WHAT IS ASKED:
From the first line of the data below through the line bearing "(bottom) at (0,581);", reproduce each line exactly; do not include pictures.

============================================================

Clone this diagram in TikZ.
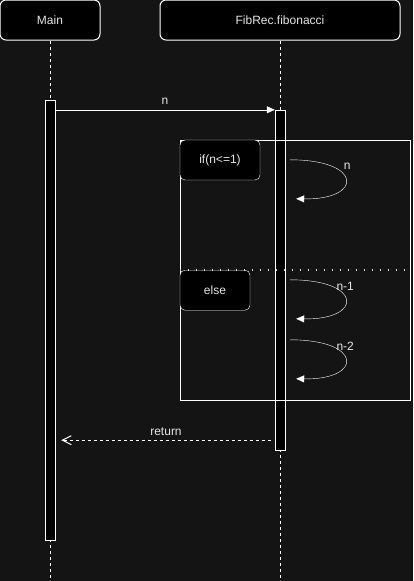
\documentclass[tikz,border=0pt]{standalone}
\usepackage{fontspec}
\setmainfont{Liberation Sans}
\definecolor{bgdark}{RGB}{20,20,20}
\definecolor{txt}{RGB}{230,230,230}
\usetikzlibrary{arrows.meta,calc,positioning}
\pgfdeclarelayer{bg}
\pgfsetlayers{bg,main}

\begin{document}
\begin{tikzpicture}[x=1pt,y=-1pt,line width=1pt,
    actor/.style={draw=white, fill=black, rounded corners=6pt, text=txt, inner sep=0pt, minimum height=40pt, font=\fontsize{12}{14}\selectfont},
    guard/.style={actor, rounded corners=5pt},
    bar/.style={draw=white, fill=black, minimum width=10pt, inner sep=0pt},
    frame/.style={draw=white, inner sep=0pt},
    life/.style={draw=white, dash pattern=on 3pt off 3pt},
    msg/.style={draw=white, -{Triangle[length=8pt,width=7pt]}},
    reply/.style={draw=white, dash pattern=on 3pt off 3pt, -{Straight Barb[length=9pt,width=9pt,line width=1pt]}},
    selfcall/.style={draw=white, -{Triangle[length=8pt,width=7pt]}},
    lbl/.style={text=txt, inner sep=0pt, font=\fontsize{12}{14}\selectfont},
    ]
      \useasboundingbox (0,0) rectangle (413,581);
      \node[actor, minimum width=100pt] (main) at (50,20) {Main};
      \node[actor, minimum width=240pt] (fib) at (280,20) {FibRec.fibonacci};
      \coordinate (bottom) at (0,581);

      \begin{pgfonlayer}{bg}
      \fill[bgdark] (0,0) rectangle (413,581);
      \draw[life] (main.south) -- (main.south |- bottom);
      \draw[life] (fib.south) -- (fib.south |- bottom);
      \end{pgfonlayer}

      \node[bar, minimum height=440pt] (mainbar) at (50,320) {};
      \node[bar, minimum height=340pt] (fibbar) at (280,280) {};

      % call
      \draw[msg] ($(mainbar.north east)+(0,10)$) -- (fibbar.north west)
        node[lbl, midway, above=5pt] (ncall) {n};

      % alt frame
      \node[frame, minimum width=230pt, minimum height=260pt] (alt) at (295,270) {};
      \coordinate (split) at (alt.west |- 0,270);
      \node[guard, minimum width=80pt, anchor=north west] (ifbox) at (alt.north west) {if(n<=1)};
      \node[guard, minimum width=70pt, anchor=north west] (elsebox) at (split) {else};
      \draw[white!85!black, line width=1.6pt, dash pattern=on 1.6pt off 6.4pt] (split) -- (alt.east |- split);

      % recursive calls
      \coordinate (c1) at ($(fibbar.north east)+(5,50)$);
      \coordinate (c2) at ($(fibbar.north east)+(5,170)$);
      \coordinate (c3) at ($(fibbar.north east)+(5,230)$);
      \draw[selfcall] (c1) .. controls ($(c1)+(73,0)$) and ($(c1)+(73,40)$) .. ($(c1)+(6,39)$);
      \draw[selfcall] (c2) .. controls ($(c2)+(73,0)$) and ($(c2)+(73,40)$) .. ($(c2)+(6,39)$);
      \draw[selfcall] (c3) .. controls ($(c3)+(73,0)$) and ($(c3)+(73,40)$) .. ($(c3)+(6,39)$);
      \node[lbl] (l1) at ($(c1)+(57,6)$) {n};
      \node[lbl] (l2) at ($(c2)+(55,7)$) {n-1};
      \node[lbl] (l3) at ($(c3)+(55,7)$) {n-2};

      % return
      \coordinate (retfrom) at ($(fibbar.south west)+(-4,-10)$);
      \coordinate (retto) at ($(mainbar.east |- retfrom)+(6,0)$);
      \draw[reply] (retfrom) -- (retto) node[lbl, midway, above=4pt] (ret) {return};
\end{tikzpicture}
\end{document}
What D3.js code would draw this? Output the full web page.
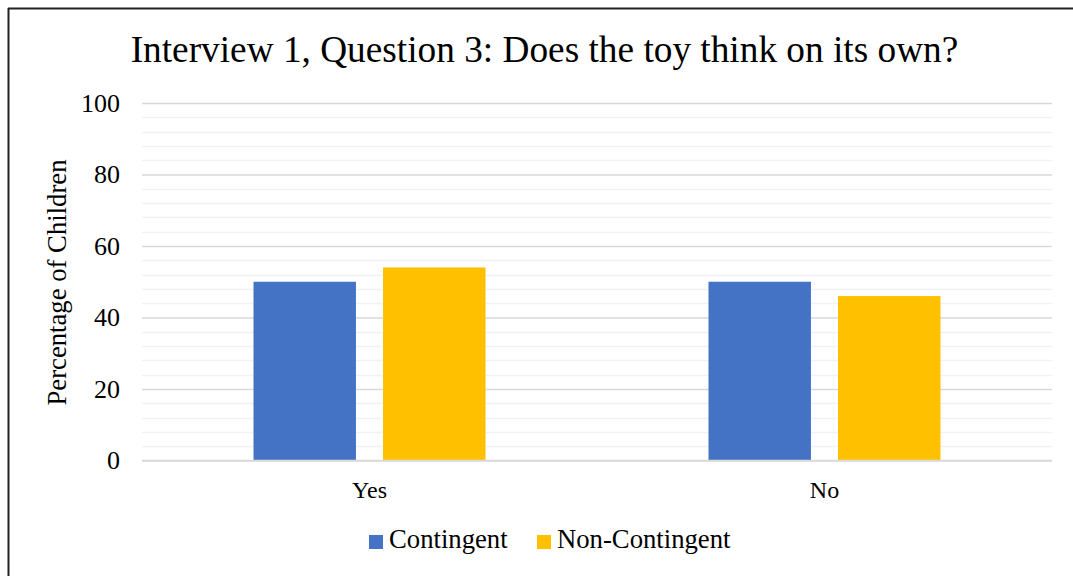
<!DOCTYPE html>
<html>
<head>
<meta charset="utf-8">
<script src="https://cdn.jsdelivr.net/npm/d3@7"></script>
<style>
  html, body { margin: 0; padding: 0; background: #fff; }
  svg { display: block; }
  text { font-family: "Liberation Serif", "Times New Roman", serif; fill: #000; }
</style>
</head>
<body>
<svg id="chart" width="1073" height="576"></svg>
<script>
const categories = ["Yes", "No"];
const seriesNames = ["Contingent", "Non-Contingent"];
const contingent = [50, 50];
const nonContingent = [54, 46];
const colors = ["#4472C4", "#FFC000"];
const yTicks = [0, 20, 40, 60, 80, 100];
const minorTicks = d3.range(0, 101, 4);
const titleText = "Interview 1, Question 3: Does the toy think on its own?";
const yTitle = "Percentage of Children";

const svg = d3.select("#chart");
const W = 1073, H = 576;
const plot = { left: 142, right: 1052, top: 103, bottom: 460.5 };

// border (top and left only visible)
svg.append("line").attr("x1", 8).attr("x2", W).attr("y1", 8.5).attr("y2", 8.5)
  .attr("stroke", "#222").attr("stroke-width", 2);
svg.append("line").attr("x1", 8.5).attr("x2", 8.5).attr("y1", 8).attr("y2", H)
  .attr("stroke", "#222").attr("stroke-width", 2);

const y = d3.scaleLinear().domain([0, 100]).range([plot.bottom, plot.top]);
const x0 = d3.scaleBand().domain(categories).range([plot.left, plot.right]).padding(0);
const groupW = 232;
const x1 = d3.scaleBand().domain(seriesNames).range([0, groupW]).paddingInner(27 / 129).paddingOuter(0);

// minor gridlines
svg.append("g").selectAll("line").data(minorTicks.filter(d => d % 20 !== 0)).join("line")
  .attr("x1", plot.left).attr("x2", plot.right)
  .attr("y1", d => Math.round(y(d)) + 0.5).attr("y2", d => Math.round(y(d)) + 0.5)
  .attr("stroke", "#F2F2F2").attr("stroke-width", 1.5);

// major gridlines via axis
const yAxis = d3.axisLeft(y).tickValues(yTicks).tickSize(-(plot.right - plot.left)).tickPadding(22).tickFormat(d3.format("d"));
const gy = svg.append("g").attr("transform", `translate(${plot.left},0)`).call(yAxis);
gy.select(".domain").remove();
gy.selectAll(".tick line").attr("stroke", "#D9D9D9").attr("stroke-width", 1.5);
gy.selectAll(".tick text").attr("font-size", 26).attr("font-family", "Liberation Serif").attr("fill", "#000");

// bars
const data = categories.map((c, i) => ({ cat: c, vals: [contingent[i], nonContingent[i]] }));
const groups = svg.append("g").selectAll("g").data(data).join("g")
  .attr("transform", d => `translate(${x0(d.cat) + (x0.bandwidth() - groupW) / 2},0)`);
groups.selectAll("rect").data(d => d.vals.map((v, j) => ({ s: seriesNames[j], v, j }))).join("rect")
  .attr("x", d => x1(d.s))
  .attr("width", x1.bandwidth())
  .attr("y", d => y(d.v))
  .attr("height", d => y(0) - y(d.v))
  .attr("fill", d => colors[d.j]);

// baseline
svg.append("line").attr("x1", plot.left).attr("x2", plot.right)
  .attr("y1", plot.bottom).attr("y2", plot.bottom)
  .attr("stroke", "#D9D9D9").attr("stroke-width", 1.5);

// x axis labels
const xAxis = d3.axisBottom(x0).tickSize(0).tickPadding(20);
const gx = svg.append("g").attr("transform", `translate(0,${plot.bottom})`).call(xAxis);
gx.select(".domain").remove();
gx.selectAll(".tick text").attr("font-size", 24).attr("font-family", "Liberation Serif").attr("fill", "#000");

// title
svg.append("text").attr("x", 544.5).attr("y", 62).attr("text-anchor", "middle")
  .attr("font-size", 37.3).text(titleText);

// y title
svg.append("text").attr("transform", `translate(66,282.5) rotate(-90)`)
  .attr("text-anchor", "middle").attr("font-size", 26.7).text(yTitle);

// legend
const legendItems = [
  { name: seriesNames[0], color: colors[0], x: 369 },
  { name: seriesNames[1], color: colors[1], x: 537 }
];
const lg = svg.append("g").selectAll("g").data(legendItems).join("g")
  .attr("transform", d => `translate(${d.x},0)`);
lg.append("rect").attr("x", 0).attr("y", 535).attr("width", 14).attr("height", 14).attr("fill", d => d.color);
lg.append("text").attr("x", 20).attr("y", 548).attr("font-size", 26.7).text(d => d.name);
</script>
</body>
</html>
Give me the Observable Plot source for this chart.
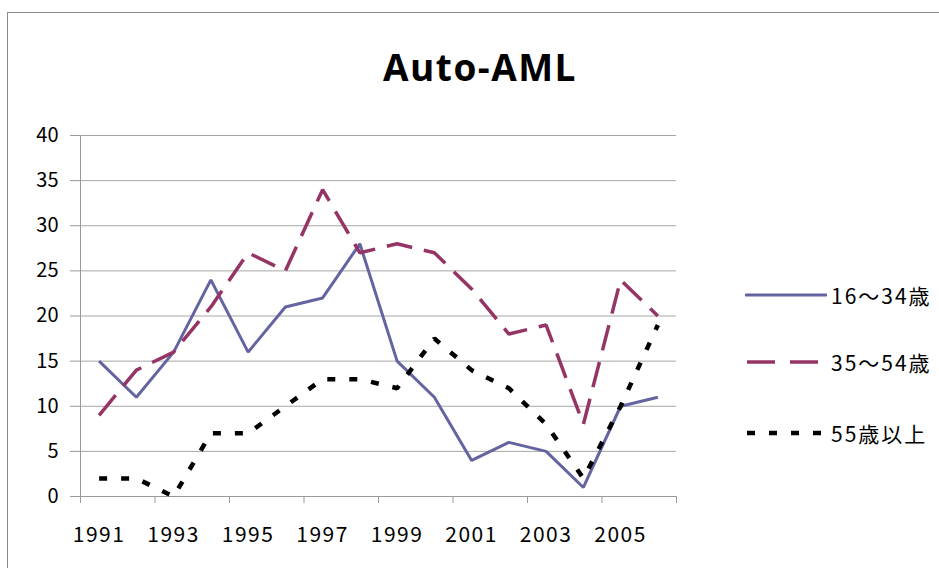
<!DOCTYPE html>
<html>
<head>
<meta charset="utf-8">
<script src="https://cdn.jsdelivr.net/npm/d3@7"></script>
<script src="https://cdn.jsdelivr.net/npm/@observablehq/plot@0.6"></script>
<style>
  html, body { margin: 0; padding: 0; background: #fff; }
  #wrap { position: relative; width: 939px; height: 568px; overflow: hidden; font-family: "Noto Sans CJK JP", "Noto Sans", sans-serif; }
  #border { position: absolute; left: 7px; top: 12px; width: 1000px; height: 700px; border: 1px solid #8c8c8c; box-sizing: border-box; }
  #title { position: absolute; left: 0; width: 960px; top: 42px; text-align: center; font-family: "Open Sans", sans-serif; font-weight: 700; font-size: 37px; letter-spacing: 1.5px; color: #000; line-height: 50px; }
  #plot { position: absolute; left: 0; top: 0; }
  #legend { position: absolute; left: 745px; top: 0; }
  .item { position: absolute; left: 0; display: flex; align-items: center; white-space: nowrap; font-size: 21px; letter-spacing: 2px; color: #000; height: 30px; }
  .item svg { display: block; margin-right: 4px; }
  g[aria-label="x-axis tick label"] text { letter-spacing: 1.5px; }
</style>
</head>
<body>
<div id="wrap">
  <div id="border"></div>
  <div id="title">Auto-AML</div>
  <div id="plot"></div>
  <div id="legend"></div>
</div>
<script>
const years = [1991,1992,1993,1994,1995,1996,1997,1998,1999,2000,2001,2002,2003,2004,2005,2006];
const age16_34 = [15,11,16,24,16,21,22,28,15,11,4,6,5,1,10,11];
const age35_54 = [9,14,16,21,27,25,34,27,28,27,23,18,19,8,24,20];
const age55up  = [2,2,0,7,7,10,13,13,12,17.5,14,12,8,2,10,19];
const seriesNames = ["16〜34歳","35〜54歳","55歳以上"];
const seriesValues = [age16_34, age35_54, age55up];
const seriesColors = ["#6464a0","#953565","#000000"];
const seriesDash = [null, "26,12", "8,14"];
const seriesWidth = [3, 3.5, 4.5];
const xTickLabels = [1991,1993,1995,1997,1999,2001,2003,2005];
const yTicks = [0,5,10,15,20,25,30,35,40];

const lineMarks = seriesValues.map((vals, i) =>
  Plot.line(years.map((y, j) => ({year: y, value: vals[j]})), {
    x: "year", y: "value",
    stroke: seriesColors[i],
    strokeWidth: seriesWidth[i],
    strokeDasharray: seriesDash[i],
    strokeLinejoin: "miter",
    strokeLinecap: "butt"
  })
);

const chart = Plot.plot({
  width: 939,
  height: 568,
  marginLeft: 80,
  marginRight: 263,
  marginTop: 135,
  marginBottom: 72,
  style: {fontFamily: '"Noto Sans CJK JP", "Noto Sans", sans-serif', background: "transparent", color: "#000"},
  x: {domain: [years[0] - 0.5, years[years.length - 1] + 0.5], label: null},
  y: {domain: [0, 40], label: null},
  marks: [
    Plot.gridY(yTicks, {stroke: "#a6a6a6", strokeOpacity: 1, strokeWidth: 1}),
    Plot.axisY({ticks: yTicks, tickSize: 10, tickPadding: 12, fontSize: 20, stroke: "#999", tickFormat: d => String(d), color: "#000", label: null}),
    Plot.axisX({ticks: d3.range(years[0] - 0.5, years[years.length - 1] + 1, 2), tickSize: 7, tickFormat: () => "", stroke: "#999", label: null}),
    Plot.axisX({ticks: xTickLabels, tickSize: 0, tickPadding: 31, fontSize: 21, tickFormat: d => String(d), color: "#000", label: null}),
    Plot.ruleY([0], {stroke: "#999", strokeWidth: 1}),
    Plot.ruleX([years[0] - 0.5], {stroke: "#999", strokeWidth: 1}),
    ...lineMarks
  ]
});
document.getElementById("plot").appendChild(chart);

// legend
const legend = document.getElementById("legend");
const legendTops = [280, 347, 418];
seriesNames.forEach((name, i) => {
  const item = document.createElement("div");
  item.className = "item";
  item.style.top = legendTops[i] + "px";
  const svgNS = "http://www.w3.org/2000/svg";
  const svg = document.createElementNS(svgNS, "svg");
  svg.setAttribute("width", 82);
  svg.setAttribute("height", 10);
  const ln = document.createElementNS(svgNS, "line");
  ln.setAttribute("x1", i === 0 ? 1 : 2);
  ln.setAttribute("x2", 81);
  ln.setAttribute("y1", 5);
  ln.setAttribute("y2", 5);
  ln.setAttribute("stroke", seriesColors[i]);
  ln.setAttribute("stroke-width", seriesWidth[i]);
  ln.setAttribute("stroke-linecap", i === 0 ? "round" : "butt");
  if (i === 1) ln.setAttribute("stroke-dasharray", "28,15");
  if (i === 2) ln.setAttribute("stroke-dasharray", "8,14");
  svg.appendChild(ln);
  item.appendChild(svg);
  const span = document.createElement("span");
  span.textContent = name;
  item.appendChild(span);
  legend.appendChild(item);
});
</script>
</body>
</html>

============================================================

RESPONSE TO THIS TASK:
Clone this diagram in TikZ.
\documentclass[tikz,border=0pt]{standalone}
\usepackage{fontspec}
\setmainfont{Liberation Sans}
\definecolor{bgdark}{RGB}{20,20,20}
\definecolor{txt}{RGB}{230,230,230}
\usetikzlibrary{arrows.meta,calc,positioning}
\pgfdeclarelayer{bg}
\pgfsetlayers{bg,main}

\begin{document}
\begin{tikzpicture}[x=1pt,y=-1pt,line width=1pt,
    actor/.style={draw=white, fill=black, rounded corners=6pt, text=txt, inner sep=0pt, minimum height=40pt, font=\fontsize{12}{14}\selectfont},
    guard/.style={actor, rounded corners=5pt},
    bar/.style={draw=white, fill=black, minimum width=10pt, inner sep=0pt},
    frame/.style={draw=white, inner sep=0pt},
    life/.style={draw=white, dash pattern=on 3pt off 3pt},
    msg/.style={draw=white, -{Triangle[length=8pt,width=7pt]}},
    reply/.style={draw=white, dash pattern=on 3pt off 3pt, -{Straight Barb[length=9pt,width=9pt,line width=1pt]}},
    selfcall/.style={draw=white, -{Triangle[length=8pt,width=7pt]}},
    lbl/.style={text=txt, inner sep=0pt, font=\fontsize{12}{14}\selectfont},
    ]
      \useasboundingbox (0,0) rectangle (413,581);
      \node[actor, minimum width=100pt] (main) at (50,20) {Main};
      \node[actor, minimum width=240pt] (fib) at (280,20) {FibRec.fibonacci};
      \coordinate (bottom) at (0,581);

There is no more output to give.